Exercise directions
Below are records; please write out exactly the lines from the first line through the line containing "633300, 638200, 621500, 630000, 632500, 642400, 630000, 624169]", with no pictures.

Exercise inputs
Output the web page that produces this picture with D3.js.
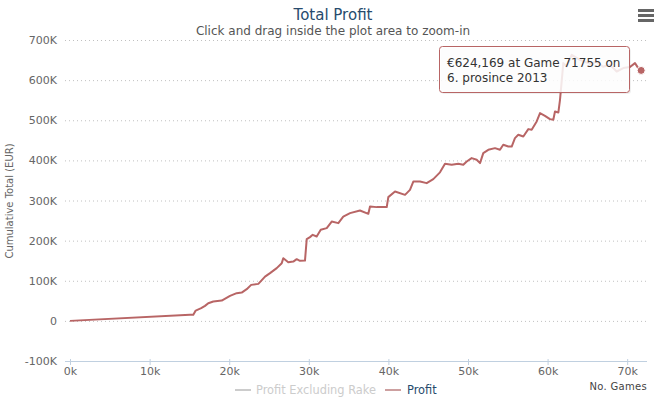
<!DOCTYPE html>
<html>
<head>
<meta charset="utf-8">
<script src="https://cdn.jsdelivr.net/npm/d3@7"></script>
<style>
  body { margin: 0; background: #fff; }
  svg { font-family: "DejaVu Sans", Verdana, sans-serif; }
</style>
</head>
<body>
<div id="chart"></div>
<script>
// number of games played
var games = [0, 15075, 15490, 15790, 16480, 16960, 17370, 18000, 19060, 20100, 20940, 21570, 22200, 22760,
  23660, 24500, 25130, 25970, 26600, 26800, 27420, 28050, 28480, 28890, 29520, 29740, 30150, 30490,
  30990, 31500, 32250, 32880, 33710, 34330, 35180, 36430, 37480, 37690, 38530, 39790, 39990, 40830,
  42090, 42710, 43130, 43970, 44810, 45640, 46480, 47110, 47950, 48780, 49410, 49840, 50460, 51090,
  51510, 51920, 52550, 53390, 54020, 54430, 55060, 55490, 55900, 56320, 56950, 57580, 58000, 58630,
  59050, 59670, 60300, 60720, 60930, 61350, 61560, 61900, 61970, 62400, 63030, 64070, 65330, 66170,
  66960, 67840, 68680, 69510, 70350, 70980, 71390, 71755]
// cumulative profit in EUR
var profit = [0, 15000, 15000, 25700, 31700, 37400, 44100, 48100, 50600, 62300, 69100, 70600, 79000, 89700,
  92200, 110400, 118900, 131400, 143800, 156300, 146300, 147800, 153800, 149600, 150300, 203700, 208700, 214400,
  210200, 226900, 231100, 247600, 243600, 260000, 268500, 275000, 266800, 285000, 283500, 283500, 308400, 322300,
  314100, 326600, 347300, 347300, 343300, 353300, 370200, 391400, 388900, 391400, 388900, 397100, 405600, 401400,
  393100, 418100, 426300, 430500, 426300, 438800, 434500, 434500, 455500, 463700, 459500, 477900, 476200, 496900,
  517800, 511100, 502800, 501100, 521800, 519300, 551000, 625700, 642400, 634000, 663100, 650700, 640700, 645700,
  633300, 638200, 621500, 630000, 632500, 642400, 630000, 624169]

var yTicks = [-100000, 0, 100000, 200000, 300000, 400000, 500000, 600000, 700000]
var xTicks = [0, 10000, 20000, 30000, 40000, 50000, 60000, 70000]
var seriesNames = ["Profit Excluding Rake", "Profit"]
var tooltipLines = ["\u20ac624,169 at Game 71755 on", "6. prosince 2013"]

var W = 662, H = 399
var lineColor = "#b86565"

var svg = d3.select("#chart").append("svg")
  .attr("width", W).attr("height", H)

var x = d3.scaleLinear().domain([-630, 72490]).range([65, 647])
var y = d3.scaleLinear().domain([-100000, 700000]).range([361, 40])

// title
svg.append("text").attr("x", 333).attr("y", 20).attr("text-anchor", "middle")
  .style("font-size", "15px").style("fill", "#274b6d").text("Total Profit")
svg.append("text").attr("x", 333).attr("y", 35).attr("text-anchor", "middle")
  .style("font-size", "12px").style("fill", "#555").text("Click and drag inside the plot area to zoom-in")

// menu button
svg.append("g").selectAll("rect").data([0, 1, 2]).enter().append("rect")
  .attr("x", 638).attr("y", function(d) { return 9 + d * 5 }).attr("width", 16).attr("height", 3)
  .style("fill", "#666")

// y grid + labels
var yAxis = svg.append("g").attr("transform", "translate(65,0)")
  .call(d3.axisLeft(y).tickValues(yTicks).tickSize(-582).tickPadding(8)
    .tickFormat(function(d) { return d == 0 ? "0" : (d / 1000) + "K" }))
yAxis.select(".domain").remove()
yAxis.selectAll("line").attr("stroke", "#c0c0c0").attr("stroke-dasharray", "1,3")
yAxis.selectAll(".tick").filter(function(d) { return d == -100000 }).select("line").remove()
yAxis.selectAll("text").style("font-size", "11px").style("fill", "#666").style("font-family", "DejaVu Sans")

svg.append("text").attr("transform", "translate(13,201) rotate(-90)").attr("text-anchor", "middle")
  .style("font-size", "10px").style("fill", "#666").text("Cumulative Total (EUR)")

// x axis
var xAxis = svg.append("g").attr("transform", "translate(0,361)")
  .call(d3.axisBottom(x).tickValues(xTicks).tickSize(4).tickPadding(2)
    .tickFormat(function(d) { return (d / 1000) + "k" }))
xAxis.select(".domain").attr("stroke", "#c0d0e0").attr("d", "M65,0.5H647")
xAxis.selectAll("line").attr("stroke", "#c0d0e0").attr("y1", -2)
xAxis.selectAll("text").style("font-size", "11px").style("fill", "#666").style("font-family", "DejaVu Sans")

svg.append("text").attr("x", 647).attr("y", 390).attr("text-anchor", "end")
  .style("font-size", "10px").style("fill", "#444").style("letter-spacing", "0.3px").text("No. Games")

// profit line
var pts = games.map(function(g, i) { return [g, profit[i]] })
var line = d3.line().x(function(d) { return x(d[0]) }).y(function(d) { return y(d[1]) })
svg.append("path").datum(pts).attr("d", line)
  .attr("fill", "none").attr("stroke", lineColor).attr("stroke-width", 2).attr("stroke-linejoin", "round")

var last = pts[pts.length - 1]
svg.append("circle").attr("cx", x(last[0])).attr("cy", y(last[1])).attr("r", 4)
  .attr("fill", lineColor).attr("stroke", "#fff").attr("stroke-width", 1)

// legend
var legend = svg.append("g")
legend.append("line").attr("x1", 235).attr("x2", 251).attr("y1", 390).attr("y2", 390)
  .attr("stroke", "#ccc").attr("stroke-width", 2)
legend.append("text").attr("x", 256).attr("y", 394).style("font-size", "11.4px").style("fill", "#ccc").text(seriesNames[0])
legend.append("line").attr("x1", 385).attr("x2", 401).attr("y1", 390).attr("y2", 390)
  .attr("stroke", "#cda0a0").attr("stroke-width", 2)
legend.append("text").attr("x", 407).attr("y", 394).style("font-size", "11.4px").style("fill", "#274b6d").text(seriesNames[1])

// tooltip
var tip = svg.append("g").attr("transform", "translate(439,46)")
tip.append("rect").attr("x", 2).attr("y", 2).attr("width", 190).attr("height", 46).attr("rx", 3)
  .attr("fill", "rgba(0,0,0,0.06)")
tip.append("rect").attr("x", 0.5).attr("y", 0.5).attr("width", 190).attr("height", 46).attr("rx", 3)
  .attr("fill", "rgba(255,255,255,0.85)").attr("stroke", lineColor).attr("stroke-width", 1)
tip.selectAll("text.tl").data(tooltipLines).enter().append("text").attr("class", "tl")
  .attr("x", 8).attr("y", function(d, i) { return 21 + i * 15 })
  .style("font-size", "12px").style("fill", "#333").text(function(d) { return d })
</script>
</body>
</html>
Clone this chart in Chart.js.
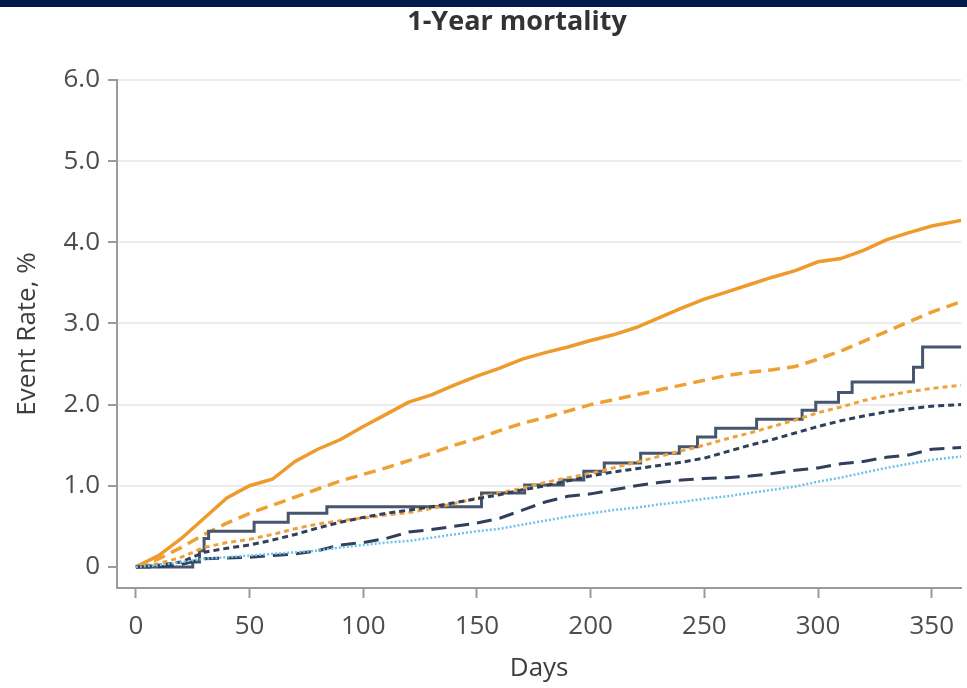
<!DOCTYPE html>
<html>
<head>
<meta charset="utf-8">
<title>1-Year mortality</title>
<script src="https://cdn.jsdelivr.net/npm/chart.js@4.4.1/dist/chart.umd.min.js"></script>
<style>
  html, body { margin: 0; padding: 0; background: #ffffff; }
  #wrap { position: relative; width: 967px; height: 688px; overflow: hidden; }
  #topbar { position: absolute; left: 0; top: 0; width: 967px; height: 7px; background: #001a4e; z-index: 2; }
  canvas { position: absolute; left: 0; top: 0; }
</style>
</head>
<body>
<div id="wrap">
  <div id="topbar"></div>
  <canvas id="chart" width="967" height="688"></canvas>
</div>
<script>
// Shared day grid for the smooth cumulative curves
const days = [0, 10, 20, 30, 40, 50, 60, 70, 80, 90, 100, 110, 120, 130, 140, 150, 160, 170, 180, 190,
  200, 210, 220, 230, 240, 250, 260, 270, 280, 290, 300, 310, 320, 330, 340, 350, 363];

// Cumulative event rate (%) per group
const orangeSolid = [0, 0.14, 0.35, 0.6, 0.85, 1.0, 1.08, 1.3, 1.45, 1.57, 1.73, 1.88, 2.03, 2.12, 2.24, 2.35, 2.45, 2.56, 2.64, 2.71,
  2.79, 2.86, 2.95, 3.07, 3.19, 3.3, 3.39, 3.48, 3.57, 3.65, 3.76, 3.8, 3.9, 4.03, 4.12, 4.2, 4.27];
const orangeDashed = [0, 0.1, 0.24, 0.4, 0.54, 0.66, 0.76, 0.86, 0.96, 1.06, 1.14, 1.22, 1.31, 1.4, 1.5, 1.58, 1.68, 1.77, 1.84, 1.92,
  2.0, 2.06, 2.12, 2.18, 2.24, 2.3, 2.36, 2.4, 2.43, 2.47, 2.56, 2.66, 2.78, 2.9, 3.02, 3.14, 3.27];
const orangeDotted = [0, 0.04, 0.12, 0.24, 0.3, 0.34, 0.4, 0.47, 0.53, 0.57, 0.6, 0.64, 0.67, 0.72, 0.78, 0.85, 0.91, 0.97, 1.04, 1.1,
  1.15, 1.22, 1.29, 1.36, 1.43, 1.5, 1.58, 1.65, 1.73, 1.81, 1.9, 1.97, 2.05, 2.11, 2.16, 2.2, 2.24];
const navyShortDash = [0, 0.02, 0.06, 0.18, 0.23, 0.27, 0.33, 0.4, 0.48, 0.55, 0.61, 0.66, 0.7, 0.74, 0.79, 0.84, 0.89, 0.95, 1.0, 1.06,
  1.12, 1.17, 1.21, 1.25, 1.29, 1.34, 1.42, 1.5, 1.57, 1.65, 1.73, 1.8, 1.86, 1.91, 1.95, 1.98, 2.0];
const navyLongDash = [0, 0.0, 0.03, 0.1, 0.11, 0.12, 0.14, 0.16, 0.2, 0.27, 0.3, 0.35, 0.43, 0.46, 0.5, 0.54, 0.6, 0.7, 0.8, 0.87,
  0.9, 0.95, 1.0, 1.04, 1.07, 1.09, 1.1, 1.12, 1.15, 1.19, 1.22, 1.27, 1.3, 1.35, 1.38, 1.45, 1.47];
const blueDotted = [0, 0.02, 0.06, 0.1, 0.12, 0.14, 0.16, 0.18, 0.2, 0.24, 0.27, 0.3, 0.32, 0.36, 0.4, 0.44, 0.47, 0.52, 0.57, 0.62,
  0.66, 0.7, 0.73, 0.77, 0.8, 0.84, 0.87, 0.91, 0.95, 0.99, 1.05, 1.1, 1.16, 1.22, 1.27, 1.32, 1.36];

// Kaplan-Meier style step curve: day of each change and the rate after it
const stepDays = [0, 25, 28, 30, 32, 52, 67, 84, 152, 171, 188, 197, 206, 222, 239, 247, 255, 273, 293, 299, 309, 315, 342, 346, 363];
const stepRate = [0, 0.06, 0.2, 0.35, 0.44, 0.55, 0.66, 0.74, 0.91, 1.01, 1.07, 1.18, 1.28, 1.4, 1.48, 1.6, 1.71, 1.82, 1.93, 2.03, 2.15, 2.28, 2.46, 2.71, 2.71];

// Axis ticks
const xTickValues = [0, 50, 100, 150, 200, 250, 300, 350];
const yTickValues = [0, 1, 2, 3, 4, 5, 6];
const yTickLabels = ['0', '1.0', '2.0', '3.0', '4.0', '5.0', '6.0'];

const FONT = "'Open Sans', 'Noto Sans', sans-serif";
const pts = (xs, ys) => xs.map((d, i) => ({ x: d, y: ys[i] }));

const headline = {
  id: 'headline',
  afterDraw(chart) {
    const ctx = chart.ctx;
    ctx.save();
    ctx.font = "bold 27px " + FONT;
    ctx.fillStyle = '#333333';
    ctx.textAlign = 'center';
    ctx.textBaseline = 'middle';
    ctx.fillText('1-Year mortality', 517, 22);
    ctx.restore();
  }
};

const line = (data, color, width, dash, extra) => Object.assign({
  data, borderColor: color, backgroundColor: color, borderWidth: width,
  borderDash: dash, pointRadius: 0, tension: 0, fill: false
}, extra || {});

new Chart(document.getElementById('chart'), {
  type: 'line',
  data: {
    datasets: [
      line(pts(days, blueDotted), '#6cc3e8', 2.5, [2, 2]),
      line(pts(days, navyLongDash), '#2f3f5c', 3, [15, 8]),
      line(pts(days, navyShortDash), '#2f3f5c', 3, [6, 4]),
      line(pts(days, orangeDotted), '#efa23a', 3, [5, 4]),
      line(pts(stepDays, stepRate), '#46566c', 3, [], { stepped: 'before' }),
      line(pts(days, orangeDashed), '#eea033', 3.5, [12, 7]),
      line(pts(days, orangeSolid), '#ee9a2c', 3.5, [])
    ]
  },
  options: {
    responsive: false,
    animation: false,
    layout: { padding: { top: 80, right: 0, left: 0, bottom: 0 } },
    plugins: { legend: { display: false }, tooltip: { enabled: false }, title: { display: false } },
    scales: {
      x: {
        type: 'linear',
        min: -8.3,
        max: 363,
        afterFit(scale) { scale.height = 100; },
        afterBuildTicks(scale) { scale.ticks = xTickValues.map(v => ({ value: v })); },
        border: { display: true, color: '#9a9a9a', width: 2 },
        grid: { drawOnChartArea: false, drawTicks: true, tickLength: 10, tickColor: '#9a9a9a', tickWidth: 2 },
        ticks: { color: '#4d4d4d', font: { family: FONT, size: 26 }, padding: 13, maxRotation: 0 },
        title: { display: true, text: 'Days', color: '#3d3d3d', font: { family: FONT, size: 26 }, padding: { top: 0, bottom: 4 } }
      },
      y: {
        min: -0.26,
        max: 6,
        afterFit(scale) { scale.width = 117; },
        afterBuildTicks(scale) { scale.ticks = yTickValues.map(v => ({ value: v })); },
        border: { display: true, color: '#9a9a9a', width: 2 },
        grid: {
          drawTicks: true, tickLength: 9, tickColor: '#9a9a9a', tickWidth: 2, lineWidth: 2,
          color: ctx => (ctx.tick && ctx.tick.value === 0) ? 'rgba(0,0,0,0)' : '#ececec'
        },
        ticks: {
          color: '#4d4d4d', font: { family: FONT, size: 26 }, padding: 8,
          callback: v => yTickLabels[yTickValues.indexOf(v)]
        },
        title: { display: true, text: 'Event Rate, %', color: '#3d3d3d', font: { family: FONT, size: 26 }, padding: { top: 12, bottom: 0 } }
      }
    }
  },
  plugins: [headline]
});
</script>
</body>
</html>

Final answer
Output the web page that produces this picture with D3.js.
<!DOCTYPE html>
<html>
<head>
<meta charset="utf-8">
<script src="https://cdn.jsdelivr.net/npm/d3@7"></script>
<style>
  body { margin: 0; background: #fff; }
  svg { font-family: "DejaVu Sans", Verdana, sans-serif; }
</style>
</head>
<body>
<div id="chart"></div>
<script>
// number of games played
var games = [0, 15075, 15490, 15790, 16480, 16960, 17370, 18000, 19060, 20100, 20940, 21570, 22200, 22760,
  23660, 24500, 25130, 25970, 26600, 26800, 27420, 28050, 28480, 28890, 29520, 29740, 30150, 30490,
  30990, 31500, 32250, 32880, 33710, 34330, 35180, 36430, 37480, 37690, 38530, 39790, 39990, 40830,
  42090, 42710, 43130, 43970, 44810, 45640, 46480, 47110, 47950, 48780, 49410, 49840, 50460, 51090,
  51510, 51920, 52550, 53390, 54020, 54430, 55060, 55490, 55900, 56320, 56950, 57580, 58000, 58630,
  59050, 59670, 60300, 60720, 60930, 61350, 61560, 61900, 61970, 62400, 63030, 64070, 65330, 66170,
  66960, 67840, 68680, 69510, 70350, 70980, 71390, 71755]
// cumulative profit in EUR
var profit = [0, 15000, 15000, 25700, 31700, 37400, 44100, 48100, 50600, 62300, 69100, 70600, 79000, 89700,
  92200, 110400, 118900, 131400, 143800, 156300, 146300, 147800, 153800, 149600, 150300, 203700, 208700, 214400,
  210200, 226900, 231100, 247600, 243600, 260000, 268500, 275000, 266800, 285000, 283500, 283500, 308400, 322300,
  314100, 326600, 347300, 347300, 343300, 353300, 370200, 391400, 388900, 391400, 388900, 397100, 405600, 401400,
  393100, 418100, 426300, 430500, 426300, 438800, 434500, 434500, 455500, 463700, 459500, 477900, 476200, 496900,
  517800, 511100, 502800, 501100, 521800, 519300, 551000, 625700, 642400, 634000, 663100, 650700, 640700, 645700,
  633300, 638200, 621500, 630000, 632500, 642400, 630000, 624169]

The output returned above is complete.